Moje pytania są takie:
1) Czy przyjmowanie małych dawek propionatu, a co za tym idzie podwyższenie poziomu test. w organizmie spowoduje zahamowanie produkcji kortyzolu, czy te 2 hormony mogą się na siebie nakładać (duży poziom test. i duży poziom kort. na raz)?
2) czy 8-12 tygodniowy cykl na małych dawkach propa spowoduje trwałe podwyższenie testosteronu czy tylko w trakcie cyklu a potem opadnie do "biologicznej" wartości?
3) Czy jest sposób na 100% wyeliminowanie ryzyka gino podczas cyklu z teścia?

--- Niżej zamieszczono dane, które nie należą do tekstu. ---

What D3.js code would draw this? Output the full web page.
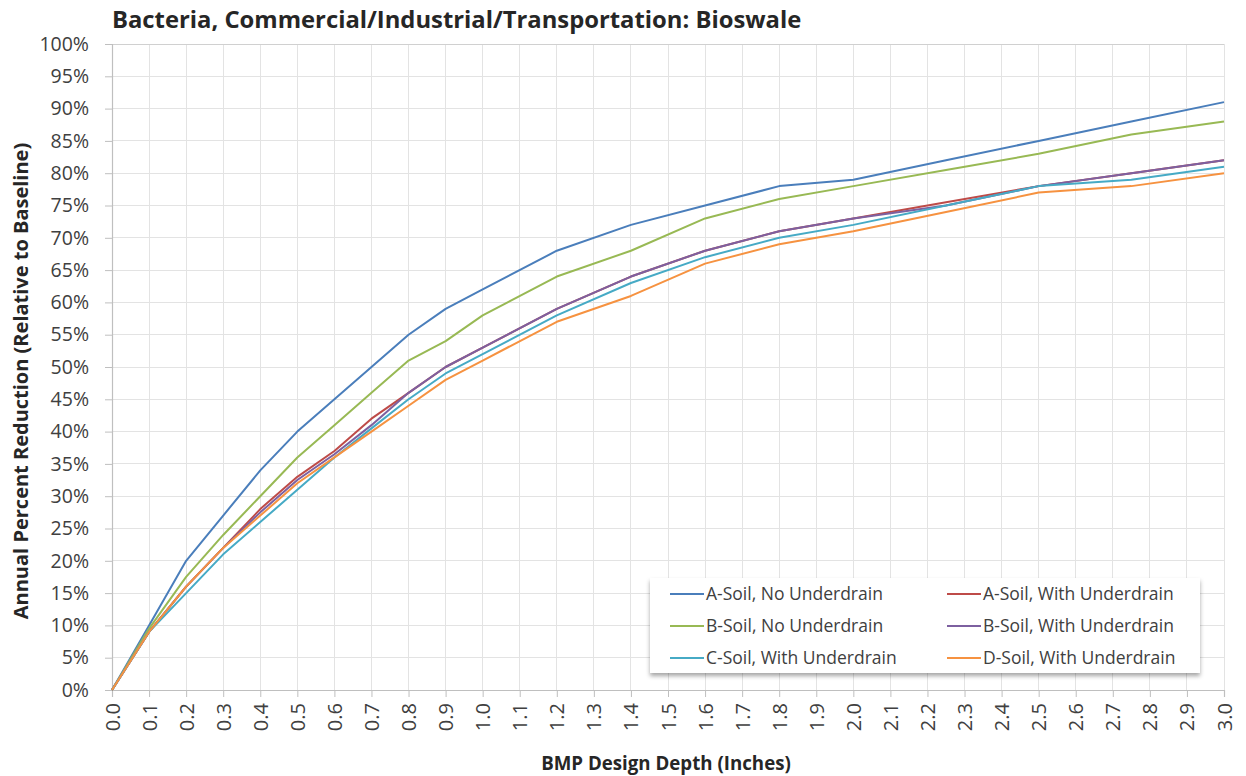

Sory, ale muszę mieć pewność nawet przy niewielkich dawkach, bo gino nie zniosę :P
Słyszałem, że nolvadex całkowicie eliminuje to ryzyko, ale czy to prawda, czy tylko je minimalizuje?
Z góry dzięki za odpowiedzi na te pytania, jak mówię, na tym etapie jest to tylko edukacja, a potem się zobaczy :)
Ankieta:
Wiek: 20
Wzrost: 177
Waga: ok. 78-79
%BF: 25/26
otyłość głównie brzuszna, 36/37cm w obwodzie ramienia, prawie na żyle (niski Fat na rękach i nogach, bardzo duży na twarzy i na "wałku" brzucha)
Skłonność do depresji, nerwicy, podejście do życia raczej negatywne, brak satysfakcji z życia
Kortyzol lekko ponad normę.
Bardzo niska siła mięśni (ok. 50-60kg wycisku na ławce prostej max).